琥珀色の戯言

【読書感想】と【映画感想】のブログです。

鍵泥棒のメソッド ☆☆☆



あらすじ: 35歳にして定職もなく、売れない役者稼業にもほとほと嫌気がさした桜井(堺雅人)は自殺にまで失敗してしまう。その後、出掛けた銭湯で見るからに勝ち組男のコンドウ(香川照之)が彼の目の前でひっくり返り、頭を強打したせいで記憶を失ってしまった。桜井は衝動的に彼の荷物をくすねてコンドウに成り済ましたのだが、実はコンドウの職業は殺し屋で……。

参考リンク:映画『鍵泥棒のメソッド』公式サイト


2012年29本目の劇場鑑賞作品。

金曜日の21時半からのレイトショーで鑑賞。
観客は15人くらいでした。


2時間あまりの上映時間、さまざまな小ネタも仕込んであり(銭湯での子どものリアクションには笑った。子どもってああいうことやるよね……)、飽きることなく楽しめました。
香川照之さん、堺雅人さんが上手い役者さんであるのは周知の事実だとは思うのですが、このふたりの「どこまで本気なのかわからない感じ」が、この映画の「最後はどうなるんだ?」という興味の源泉になっています。


そして、広末涼子さん。
いやー内田監督の考え方って、なんか中日の落合前監督のようです。
バントが得意な選手がヒットを打てないことを責めるのではなくバントが必要な場面で起用する。

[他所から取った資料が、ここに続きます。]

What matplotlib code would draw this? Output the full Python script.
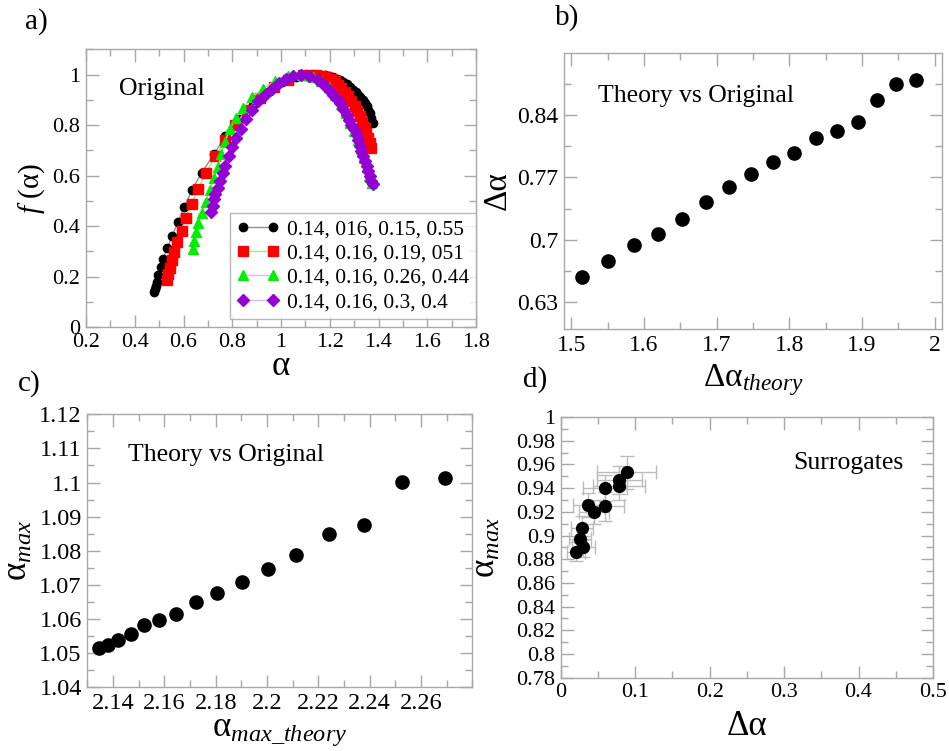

おくりびと』では、「演技がヘタ」などと叩かれていた広末さんなのですが、今回は「とにかく几帳面で整理好き、その一方で感情表現が苦手な女性」を演じています。
これ、けっこうハマリ役だと思います。
要するに「感情の起伏が激しいキャラクターを演じるのが苦手ならば、最初から『感情表現が苦手な人の役』をあてればいい、ということなんですね。


堺さん、香川さんはどちらかというと、「熱演派」なので、けっこう良いコントラストになっているんだよなあ。

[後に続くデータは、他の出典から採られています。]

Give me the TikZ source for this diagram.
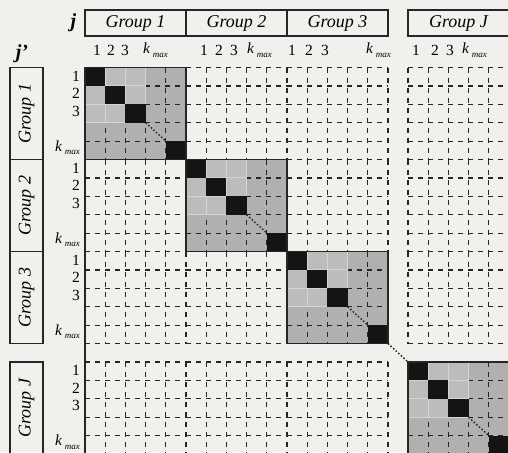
\documentclass[tikz,border=0pt]{standalone}
\usepackage{fontspec}
\setmainfont{Liberation Serif}
\usetikzlibrary{positioning}

\definecolor{paper}{RGB}{240,240,237}
\definecolor{ink}{RGB}{38,38,38}
\definecolor{blockgray}{RGB}{176,176,176}
\definecolor{cellgray}{RGB}{188,188,188}

\newcommand{\kmax}{\textit{k}\hspace{2.5pt}\raisebox{-0.5ex}{\fontsize{9}{9}\selectfont\itshape max}}

\begin{document}
\begin{tikzpicture}[x=1pt, y=-1pt,
	grid/.style={ink, line width=1.2pt, dash pattern=on 5pt off 5pt},
	frame/.style={ink, line width=1.4pt},
	grouphead/.style={draw=ink, line width=1.3pt, minimum width=101pt, minimum height=26pt, inner sep=0pt, font=\fontsize{18}{19}\selectfont\itshape},
	groupside/.style={grouphead, rotate=90, minimum width=92pt, minimum height=33pt},
	idx/.style={inner sep=0pt, font=\fontsize{15.5}{16}\selectfont},
	bigj/.style={inner sep=0pt, font=\fontsize{20}{21}\selectfont\bfseries\itshape}]
	
	% -------------------------------------------------------------------------
	% 1. 参数
	% -------------------------------------------------------------------------
	\def\cw{20.2}  % 单元宽
	\def\ch{18.4}  % 单元高
	
	\useasboundingbox (0,0) rectangle (508,452);
	\fill[paper] (0,0) rectangle (508,452);
	\clip (0,0) rectangle (508,452);
	
	% -------------------------------------------------------------------------
	% 2. 组标题 (上方 j, 左侧 j')
	% -------------------------------------------------------------------------
	\foreach \g/\x in {1/85, 2/186, 3/287, J/408}
		\node[grouphead] (h\g) at (\x+50.5, 23) {Group \g};
	\foreach \g/\y in {1/67.5, 2/159.5, 3/251.5, J/362}
		\node[groupside] (s\g) at (26.5, \y+46) {Group \g};
	
	\node[bigj, left=8pt of h1] (jcol) {j};
	\node[bigj] (jrow) at (22, 54) {j'};
	
	% 列序号
	\foreach \g/\a/\b/\c/\k in {1/97/111/125/143, 2/204/219/234/247, 3/292/309/325/366, J/416/435/450/462} {
		\node[idx] (c\g a) at (\a, 50) {1};
		\node[idx] (c\g b) at (\b, 50) {2};
		\node[idx] (c\g c) at (\c, 50) {3};
		\node[idx, anchor=west] (ck\g) at (\k, 50) {\kmax};
	}
	% 行序号
	\foreach \g/\y in {1/67.5, 2/159.5, 3/251.5, J/362} {
		\node[idx, anchor=east] (r\g a) at (80, \y+8.5) {1};
		\node[idx, anchor=east] (r\g b) at (80, \y+26) {2};
		\node[idx, anchor=east] (r\g c) at (80, \y+43.5) {3};
		\node[idx, anchor=east] (rk\g) at (80, \y+80) {\kmax};
	}
	
	% -------------------------------------------------------------------------
	% 3. 非对角块: 虚线网格
	% -------------------------------------------------------------------------
	\foreach \x in {85, 186, 287, 408}
		\foreach \y in {67.5, 159.5, 251.5, 362}
			\foreach \k in {0,...,5} {
				\draw[grid] (\x+\k*\cw, \y) -- ++(0, 5*\ch);
				\draw[grid] (\x, \y+\k*\ch) -- ++(5*\cw, 0);
			}
	
	% -------------------------------------------------------------------------
	% 4. 对角块: 灰底 + 黑色对角单元
	% -------------------------------------------------------------------------
	\foreach \x/\y in {85/67.5, 186/159.5, 287/251.5, 408/362} {
		\fill[blockgray] (\x,\y) rectangle ++(5*\cw, 5*\ch);
		\foreach \k in {0,...,5} {
			\draw[grid] (\x+\k*\cw, \y) -- ++(0, 5*\ch);
			\draw[grid] (\x, \y+\k*\ch) -- ++(5*\cw, 0);
		}
		\foreach \i in {0,1,2}
			\foreach \j in {0,1,2}
				\filldraw[fill=cellgray, draw=blockgray!55!white, line width=1pt]
				(\x+\i*\cw, \y+\j*\ch) rectangle ++(\cw, \ch);
		\foreach \i in {0,1,2}
			\fill[black!92] (\x+\i*\cw, \y+\i*\ch) rectangle ++(\cw, \ch);
		\fill[black!92] (\x+4*\cw, \y+4*\ch) rectangle ++(\cw, \ch);
		\draw[ink, line width=1.5pt, dotted] (\x+3*\cw, \y+3*\ch) -- ++(\cw, \ch);
		\draw[frame] (\x,\y) rectangle ++(5*\cw, 5*\ch);
	}
	
	% 第3组与第J组之间的省略点线
	\coordinate (end3) at (287+5*\cw, 251.5+5*\ch);
	\coordinate (startJ) at (408, 362);
	\draw[ink, line width=1.5pt, dotted] (end3) -- (startJ);
	
	% 矩阵左边框
	\draw[frame] (85, 67.5) -- (85, 452);
	
\end{tikzpicture}
\end{document}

ただ、この映画、僕は正直、エンドロールを観ながら、「うーん、何か物足りないな」と感じていたんですよね。
内田監督の映画であれば、きっと、最後にこの映画をもう一度観直してみたくなるような、「どんでん返し」があるはずだと思いながら観ていたから。
こういうのって、「最後にどんでん返しが『ある』と言っても『ない』と言ってももネタバレになってしまうところがあるので、語りにくいのですが、「なんかいい話ではあるんだけど、なんか僕がこの映画に期待していた『驚き』はなかったな……」と。

最後まで、「何かもうひとひねりあるんじゃないか」と期待して眺めていたのですが、これは「叙述トリックで観客に『やられた……』と思わせる映画」ではなかったのです。


広末さんの役名なんて、「水嶋香苗」ですよ!
こんな「いかにも」な役名がついていたら、何かあると思うじゃないですか!


役者さんの魅力は素晴らしいのですが、脚本に関しては、「僕はちょっと期待外れ」だったのです。